Rajoy Cements Power in Spain as Podemos Bonds Break

  • Prime minister proved his staying power through electoral test
  • Competing visions of future cause rift for Podemos leadership

Mariano Rajoy.

Photographer: Antonio Heredia/Bloomberg

On the night of the European elections in 2014, two unknown activists in Madrid hugged each other in disbelief as the results rolled in showing that their street-protest movement had won five seats in the parliament and dealt a blow to the ruling People’s Party.

With Spain still suffering from the effects of a five-year slump and the PP reeling from a wave of corruption scandals, that moment marked the beginning of an improbable journey for Pablo Iglesias and Inigo Errejon, which brought the political establishment to the brink.

Yet almost three years later, the friendship at the heart of the Podemos group has foundered and conservative Prime Minister Mariano Rajoy, 61, is looking stronger than at any point since winning his outright majority in 2011.

Rajoy will seal his comeback from economic crisis, financial scandal and a partial election defeat on Saturday when his party meets in Madrid to re-elect him leader, unchallenged. The dissent which swirled around him last year has fallen silent since he took office at the head of a minority government in October.

The party gathering will seek “to consolidate Mariano Rajoy’s leadership even more,” said the conference chairman Cristina Cifuentes, in an interview with state-owned broadcaster TVE on Feb. 9. Cifuentes, who heads the Madrid regional government, was touted as a possible replacement for Rajoy last year as party modernizers grew frustrated with his cautious style.

Separate Visions

Five miles (eight kilometers) across the capital, Podemos delegates are also meeting to vote on the rival visions for the party’s future that Iglesias, 38, and 33-year-old Errejon are offering.

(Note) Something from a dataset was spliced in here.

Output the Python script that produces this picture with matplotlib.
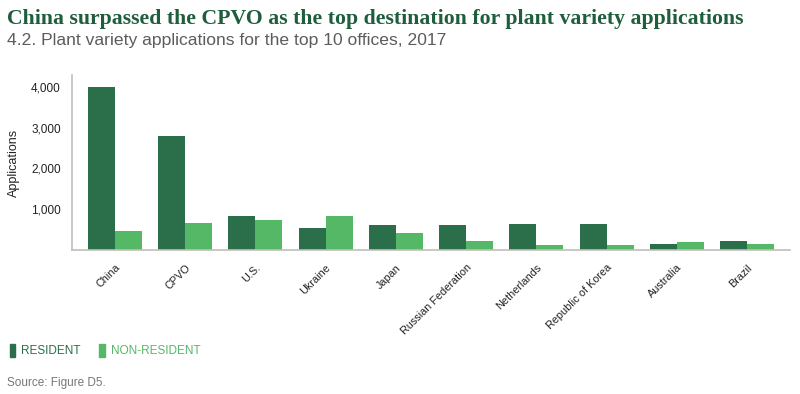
import matplotlib.pyplot as plt
from matplotlib.patches import Patch
from matplotlib.ticker import FuncFormatter
import numpy as np

offices = ["China", "CPVO", "U.S.", "Ukraine", "Japan", "Russian Federation",
           "Netherlands", "Republic of Korea", "Australia", "Brazil"]
resident = [3990, 2795, 840, 547, 620, 620, 645, 645, 154, 228]
non_resident = [473, 669, 743, 840, 424, 228, 130, 130, 203, 154]
y_ticks = [1000, 2000, 3000, 4000]

DARK = "#2a6e4a"
LIGHT = "#55b866"
GRAY_TXT = "#777777"

plt.rcParams["font.family"] = ["Liberation Sans", "DejaVu Sans"]


def main():
    fig = plt.figure(figsize=(8, 3.94), dpi=100)
    ax = fig.add_axes([0.09, 0.3655, 0.8975, 0.4441])

    x = np.arange(len(offices))
    w = 0.385
    ax.bar(x - w / 2, resident, width=w, color=DARK)
    ax.bar(x + w / 2, non_resident, width=w, color=LIGHT)

    ax.set_xlim(-0.61, 9.61)
    ax.set_ylim(0, 4290)
    ax.set_yticks(y_ticks)
    ax.yaxis.set_major_formatter(FuncFormatter(lambda v, p: f"{int(v):,}"))
    ax.set_xticks(x)
    ax.set_xticklabels(offices, rotation=45, ha="right", rotation_mode="anchor")
    ax.tick_params(axis="both", length=0, colors="#222222")
    ax.tick_params(axis="x", pad=9, labelsize=7.8)
    ax.tick_params(axis="y", pad=8, labelsize=8.5)
    ax.set_ylabel("Applications", fontsize=9, color="#222222", va="center")
    ax.yaxis.set_label_coords(-0.081, 0.5)

    for s in ["top", "right"]:
        ax.spines[s].set_visible(False)
    for s in ["left", "bottom"]:
        ax.spines[s].set_color("#c0bfb8")
        ax.spines[s].set_linewidth(1.2)

    fig.text(0.009, 0.953, "China surpassed the CPVO as the top destination for plant variety applications",
             family="Liberation Serif", fontweight="bold", fontsize=15.65, color="#1f5e3c", va="center")
    fig.text(0.009, 0.896, "4.2. Plant variety applications for the top 10 offices, 2017",
             fontsize=12.6, color="#5c5c5c", va="center")

    handles = [Patch(color=DARK), Patch(color=LIGHT)]
    leg = fig.legend(handles, ["RESIDENT", "NON-RESIDENT"], loc="center left",
                     bbox_to_anchor=(-0.001, 0.11), ncol=2, frameon=False,
                     handlelength=0.45, handleheight=1.3, handletextpad=0.5,
                     columnspacing=1.6, fontsize=8.5)
    for t, c in zip(leg.get_texts(), [DARK, LIGHT]):
        t.set_color(c)

    fig.text(0.009, 0.028, "Source: Figure D5.", fontsize=8.5, color=GRAY_TXT, va="center")

    fig.savefig("out.png", dpi=100)


if __name__ == "__main__":
    main()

The campaign has been dominated by sniping between the two factions, the resignation of key figures and hand-wringing over ideological rifts.

Errejon wants Podemos to adopt a more measured style to court mainstream voters. Iglesias envisions a more radical path for the party, tapping the energy of street protests that fueled its rise.

“We have made a lot of mistakes, ” said Iglesias in an speech Saturday. “But today and tomorrow this assembly has to be an example of fraternity, unity and smartness.”

It was ideology that brought them together at the political science faculty of Madrid’s Complutense University, where Errejon attended classes taught by Iglesias. They sealed their friendship leading political demonstrations.

“Sometimes when you are used to walking with someone, your steps fall into sync and you walk at the same pace,” Errejon said in the interview last year, when he explained the origins of their friendship. “For us, intellectually, it worked like that. Before you’d even finished a phrase, we knew what the other was going to say.”

Iglesias became a mentor figure to Errejon, guiding him through his doctoral thesis on Bolivian politics, and they went on to become founding members of Podemos. A few nights after their 2014 breakthrough, the party leadership gathered in an apartment in Madrid’s hipster neighborhood of Malasana, and Iglesias told the group that they were on the verge of something that would sweep away all their other plans, Errejon remembers.

“People said to us in the street -- to me, to Pablo, to the rest of us -- ‘don’t let us down,”’ Errejon said in the interview last May. “‘Don’t let us down’ has got a beautiful side to it, but it also carries a historic responsibility.”

A few weeks after that interview it looked to Iglesias and Errejon for just an hour or two as if that promise might be fulfilled. After six months without a government, the exit polls for Spain’s second election in less than a year showed Podemos vaulting over the Socialists to become the biggest party on the left and Rajoy’s PP suffering additional losses.

But the polls were wrong.

The PP increased its number of seats, Podemos finished behind the Socialists and after four months of further wrangling, Rajoy took office for a second term.

Make Headlines

“It isn’t our aim to make headlines -- there are already others that do that,” said Cifuentes, the president of the Madrid regional government. “Let’s see how it turns out for Podemos because that’s an open civil war.”

Rajoy’s successful bid to stay in power proved his party could hold off the populist challenge of Podemos. As he basks in a glow of approbation from his People’s Party, a string of elections is about to put the political establishment in other European countries to the test.

In the Netherlands, the far-right Freedom Party is on track to be the biggest group in the parliament when elections are held next month, according to an Ipsos poll released last week. Marine Le Pen’s National Front is also the front-runner for a first round of elections in France in April.

Rajoy’s success “shows that it’s necessary to avoid an exaggerated and populist message,” said Antonio Lopez-Isturiz, secretary general of the European People’s Party, which groups conservative parties including Chancellor Angela Merkel’s CDU. “In the end, it’s not what people need.”